Who will pay livestock compensation after delisting?

Since 1987, a private group, the Defenders of Wildlife, has paid nearly $900,000 for livestock and herding and guarding animals killed by wolves in the northern Rocky Mountains.  However, it is uncertain if that private compensation program will continue when wolves are delisted.  Therefore, the states of Montana, Idaho, and Wyoming, as well as adjacent states, anticipate that State-administered compensation programs for wolf damage will complement or take the place of the Defenders program after delisting.


How will the States that have portions of their States outside the proposed DPS boundary be affected?
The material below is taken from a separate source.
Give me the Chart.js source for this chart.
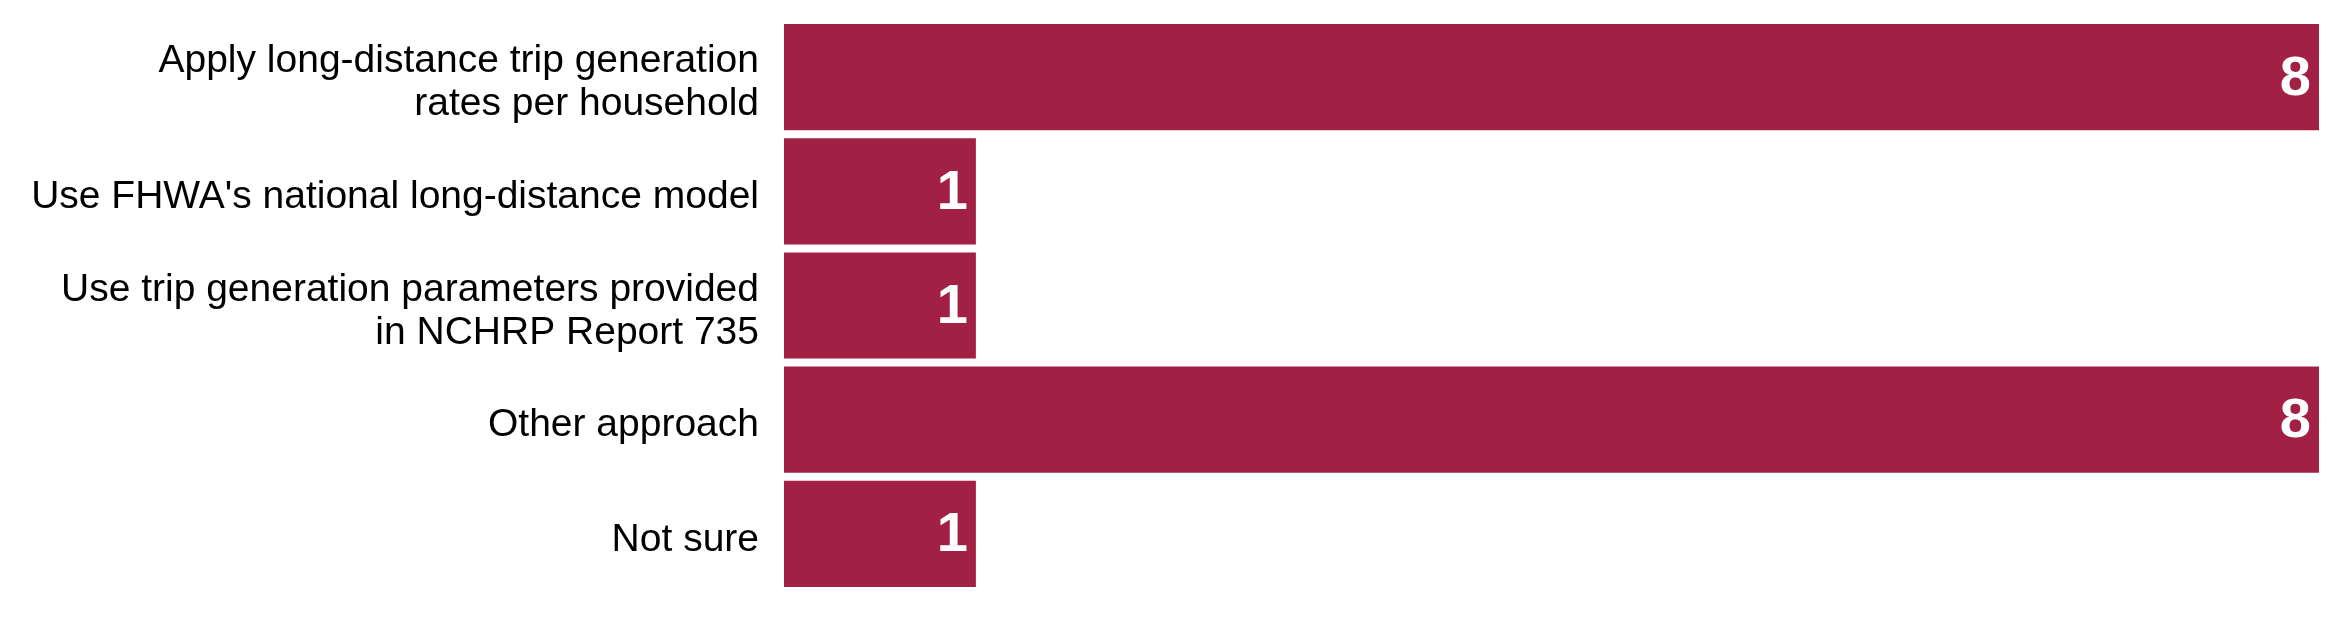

Wolves outside the DPS boundaries of the Rocky Mountain and Western Great Lakes populations will remain listed as endangered.  If control actions are needed, the Service has a number of options, including removing the problem wolf.  Additionally, State management could involve nonlethal control of problem wolves and relocation.


Will other States in the West need to have Service-approved wolf management plans?

No. The significant portion of the range for the northern Rocky Mountain population of gray wolves is Montana, Idaho and Wyoming.  Service-approved wolf management plans are needed only for those states to ensure the wolf population will remain recovered.


How many wolves will states be allowed to shoot?

The Service has no legal authority over a delisted wolf population.  The Service's responsibility is to recover a species and then ensure it will not become threatened again.  Just as states manage other resident wildlife—such as black bears or elk—they will decide how many wolves above the minimum recovery levels they will manage for through regulated public hunting programs which often include mandatory hunting licenses, permits, reporting, and seasons and bag limits.  In the event that wolf populations ever fell below those levels, they could be protected again under the ESA.


Who should be the point of contact regarding wolf issues after they are delisted? 

Wolves in national parks will remain under the management authority of the National Park Service.  On national wildlife refuges, the individual refuge should be contacted, unless a prior arrangement has been made with the state fish and wildlife agency to allow wolf hunting on that refuge.  On tribal lands the Tribes have management authority, and they should be contacted.  On other lands, where wildlife is typically managed by the respective State fish and wildlife agency, (including federal lands such as those administered by the U.S. Forest Service or BLM) the states should be contacted.  There will be no federal regulations and no specific federal authority for wolf management within the boundaries of the DPS.